Cuando por primera vez en la historia de Chile el país pudo, mediante plebiscito, elegir un cambio en su Constitución y más aún escoger por la vía democrática quienes escribirían las nuevas directrices, entonces viene el estupor: mezquindad partidista, redactores disfrazados de dinosaurios y personajes japoneses, discursos sin sentido, gastos fuera de serie, en definitiva, un trabajo poco serio. Aunque no fueron todos y muchos buenos constituyentes escribieron en silencio y con aplomo cada uno de los artículos, empero lo que quedó en la retina fue un texto largo mal presentado a una población actual que lee poco, que comprende medianamente lo que lee y que se interesa cada vez menos en temas de contingencia.

Si bien hubo espacio para debatir, conversar, exponer ideas y participar de múltiples foros, el texto resultó ser más extenso de lo que se necesitaba, perdió fuerza y fue manipulado hasta el cansancio. ¿Ustedes creen que a cualquiera de nuestros próceres que dieron la vida por la patria les agradaría leer “que se jodan” como argumento para defender una idea?

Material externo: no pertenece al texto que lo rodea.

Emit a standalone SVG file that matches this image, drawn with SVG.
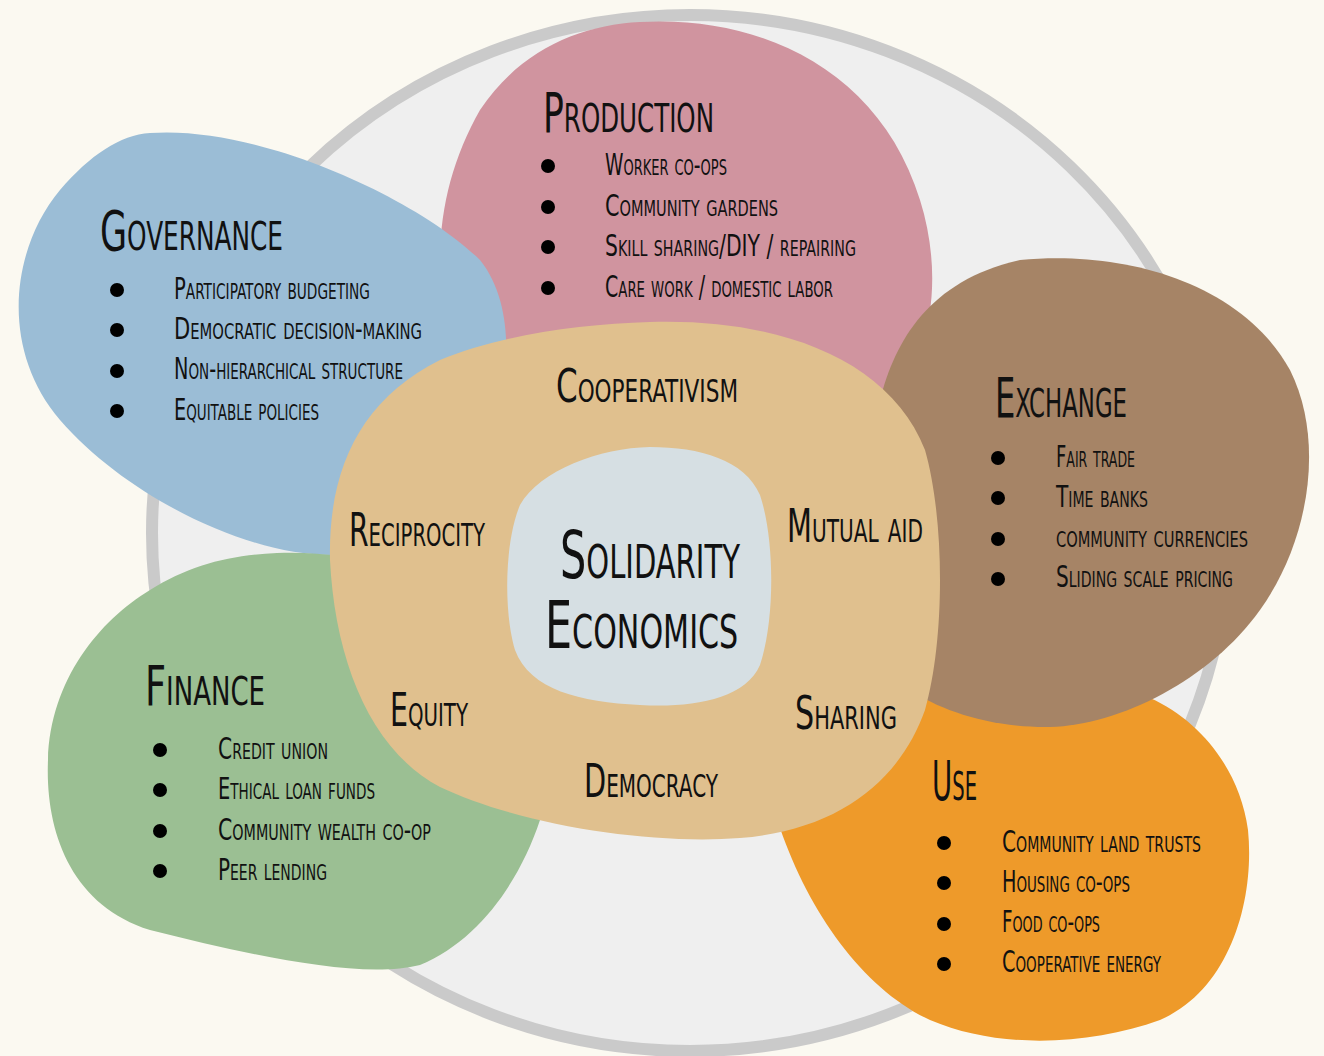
<svg xmlns="http://www.w3.org/2000/svg" width="1324" height="1056" viewBox="0 0 1324 1056">
<style>
text{font-family:"DejaVu Sans Condensed","Liberation Sans Narrow","Liberation Sans",sans-serif;font-variant:small-caps;fill:#111}
.title{font-size:55px}
.item{font-size:30px}
.ring{font-size:46px}
.center{font-size:66px}
.b{fill:#000}
</style>
<rect width="1324" height="1056" fill="#fbf9f1"/>
<ellipse id="outer-circle" cx="690" cy="533" rx="538" ry="518" fill="#efefef" stroke="#cacaca" stroke-width="12"/>

<g id="production">
<path d="M 640 22 C 760 15, 880 70, 920 200 C 945 280, 930 360, 890 400 L 600 420 L 450 340 C 430 260, 440 180, 480 110 C 520 50, 580 25, 640 22 Z" fill="#d0949f"/>
<text class="title" x="543" y="132" textLength="171" lengthAdjust="spacingAndGlyphs">Production</text>
<circle class="b" cx="548" cy="166" r="7"/><circle class="b" cx="548" cy="207" r="7"/><circle class="b" cx="548" cy="247" r="7"/><circle class="b" cx="548" cy="288" r="7"/>
<text class="item" x="605" y="175" textLength="122" lengthAdjust="spacingAndGlyphs">Worker co-ops</text>
<text class="item" x="605" y="216" textLength="173" lengthAdjust="spacingAndGlyphs">Community gardens</text>
<text class="item" x="605" y="256" textLength="251" lengthAdjust="spacingAndGlyphs">Skill sharing/DIY / repairing</text>
<text class="item" x="605" y="297" textLength="228" lengthAdjust="spacingAndGlyphs">Care work / domestic labor</text>
</g>

<g id="governance">
<path d="M 150 133 C 260 125, 420 200, 480 260 C 520 310, 510 400, 480 470 L 330 555 C 250 555, 130 500, 60 420 C 0 350, 10 250, 60 190 C 90 155, 120 135, 150 133 Z" fill="#9bbdd6"/>
<text class="title" x="100" y="250" textLength="183" lengthAdjust="spacingAndGlyphs">Governance</text>
<circle class="b" cx="117" cy="290" r="7"/><circle class="b" cx="117" cy="330" r="7"/><circle class="b" cx="117" cy="371" r="7"/><circle class="b" cx="117" cy="411" r="7"/>
<text class="item" x="174" y="299" textLength="196" lengthAdjust="spacingAndGlyphs">Participatory budgeting</text>
<text class="item" x="174" y="339" textLength="248" lengthAdjust="spacingAndGlyphs">Democratic decision-making</text>
<text class="item" x="174" y="379" textLength="229" lengthAdjust="spacingAndGlyphs">Non-hierarchical structure</text>
<text class="item" x="174" y="420" textLength="145" lengthAdjust="spacingAndGlyphs">Equitable policies</text>
</g>

<g id="finance">
<path d="M 277 553 C 350 550, 420 570, 470 600 L 540 820 C 520 880, 480 940, 420 965 C 360 980, 250 955, 150 930 C 70 905, 45 830, 48 760 C 50 680, 100 620, 150 590 C 190 565, 230 555, 277 553 Z" fill="#9bbf93"/>
<text class="title" x="145" y="705" textLength="120" lengthAdjust="spacingAndGlyphs">Finance</text>
<circle class="b" cx="160" cy="750" r="7"/><circle class="b" cx="160" cy="790" r="7"/><circle class="b" cx="160" cy="831" r="7"/><circle class="b" cx="160" cy="871" r="7"/>
<text class="item" x="218" y="759" textLength="110" lengthAdjust="spacingAndGlyphs">Credit union</text>
<text class="item" x="218" y="799" textLength="157" lengthAdjust="spacingAndGlyphs">Ethical loan funds</text>
<text class="item" x="218" y="840" textLength="213" lengthAdjust="spacingAndGlyphs">Community wealth co-op</text>
<text class="item" x="218" y="880" textLength="109" lengthAdjust="spacingAndGlyphs">Peer lending</text>
</g>

<g id="use">
<path d="M 1150 698 C 1200 720, 1240 770, 1248 830 C 1255 900, 1230 990, 1160 1020 C 1090 1045, 1000 1050, 930 1020 C 865 990, 810 915, 780 828 L 800 780 L 930 690 C 1000 690, 1100 680, 1150 698 Z" fill="#ee9a2a"/>
<text class="title" x="932" y="800" textLength="45" lengthAdjust="spacingAndGlyphs">Use</text>
<circle class="b" cx="944" cy="843" r="7"/><circle class="b" cx="944" cy="883" r="7"/><circle class="b" cx="944" cy="924" r="7"/><circle class="b" cx="944" cy="964" r="7"/>
<text class="item" x="1002" y="852" textLength="199" lengthAdjust="spacingAndGlyphs">Community land trusts</text>
<text class="item" x="1002" y="892" textLength="128" lengthAdjust="spacingAndGlyphs">Housing co-ops</text>
<text class="item" x="1002" y="932" textLength="98" lengthAdjust="spacingAndGlyphs">Food co-ops</text>
<text class="item" x="1002" y="972" textLength="159" lengthAdjust="spacingAndGlyphs">Cooperative energy</text>
</g>

<g id="exchange">
<path d="M 1020 260 C 1120 250, 1240 280, 1290 370 C 1325 440, 1310 540, 1260 610 C 1210 680, 1120 725, 1050 727 C 990 728, 940 710, 910 690 L 880 400 C 895 340, 930 280, 1020 260 Z" fill="#a68466"/>
<text class="title" x="995" y="417" textLength="132" lengthAdjust="spacingAndGlyphs">Exchange</text>
<circle class="b" cx="998" cy="458" r="7"/><circle class="b" cx="998" cy="498" r="7"/><circle class="b" cx="998" cy="539" r="7"/><circle class="b" cx="998" cy="579" r="7"/>
<text class="item" x="1056" y="467" textLength="79" lengthAdjust="spacingAndGlyphs">Fair trade</text>
<text class="item" x="1056" y="507" textLength="92" lengthAdjust="spacingAndGlyphs">Time banks</text>
<text class="item" x="1056" y="547" textLength="192" lengthAdjust="spacingAndGlyphs">community currencies</text>
<text class="item" x="1056" y="587" textLength="177" lengthAdjust="spacingAndGlyphs">Sliding scale pricing</text>
</g>

<g id="values-ring">
<path d="M 650 322 C 780 318, 890 360, 925 450 C 945 520, 945 640, 925 710 C 900 780, 840 830, 740 838 C 650 845, 520 825, 440 787 C 370 750, 335 660, 330 560 C 328 470, 360 400, 440 360 C 500 335, 580 324, 650 322 Z" fill="#e0c08e"/>
<text class="ring" x="556" y="402" textLength="182" lengthAdjust="spacingAndGlyphs">Cooperativism</text>
<text class="ring" x="349" y="546" textLength="136" lengthAdjust="spacingAndGlyphs">Reciprocity</text>
<text class="ring" x="787" y="542" textLength="136" lengthAdjust="spacingAndGlyphs">Mutual aid</text>
<text class="ring" x="390" y="726" textLength="78" lengthAdjust="spacingAndGlyphs">Equity</text>
<text class="ring" x="795" y="729" textLength="102" lengthAdjust="spacingAndGlyphs">Sharing</text>
<text class="ring" x="584" y="797" textLength="134" lengthAdjust="spacingAndGlyphs">Democracy</text>
</g>

<g id="solidarity-economics">
<path d="M 650 447 C 700 447, 745 460, 760 495 C 775 540, 775 620, 760 665 C 745 700, 690 708, 640 705 C 580 702, 530 690, 515 650 C 503 610, 505 540, 520 505 C 540 470, 600 448, 650 447 Z" fill="#d6dfe3"/>
<text class="center" transform="translate(560 578) scale(0.7 1)" x="0" y="0" textLength="257" lengthAdjust="spacingAndGlyphs">Solidarity</text>
<text class="center" transform="translate(545 648) scale(0.7 1)" x="0" y="0" textLength="276" lengthAdjust="spacingAndGlyphs">Economics</text>
</g>
</svg>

Al finalizar, nos perdimos no una sino dos veces la oportunidad de escribir una carta sin tintes políticos, pues lo que necesitábamos era algo sencillo: el Chile que queremos a mediano y largo plazo, como soñamos ver a nuestros hijos y nietos: bien educados, con un sistema de salud justo, con respecto al medio ambiente, con una patria más hermosa. Por ende, si se da nuevamente la instancia, a eso debemos apuntar, a ver el Chile que necesitamos, dejando de lado la sucia política de salón que a nadie beneficia.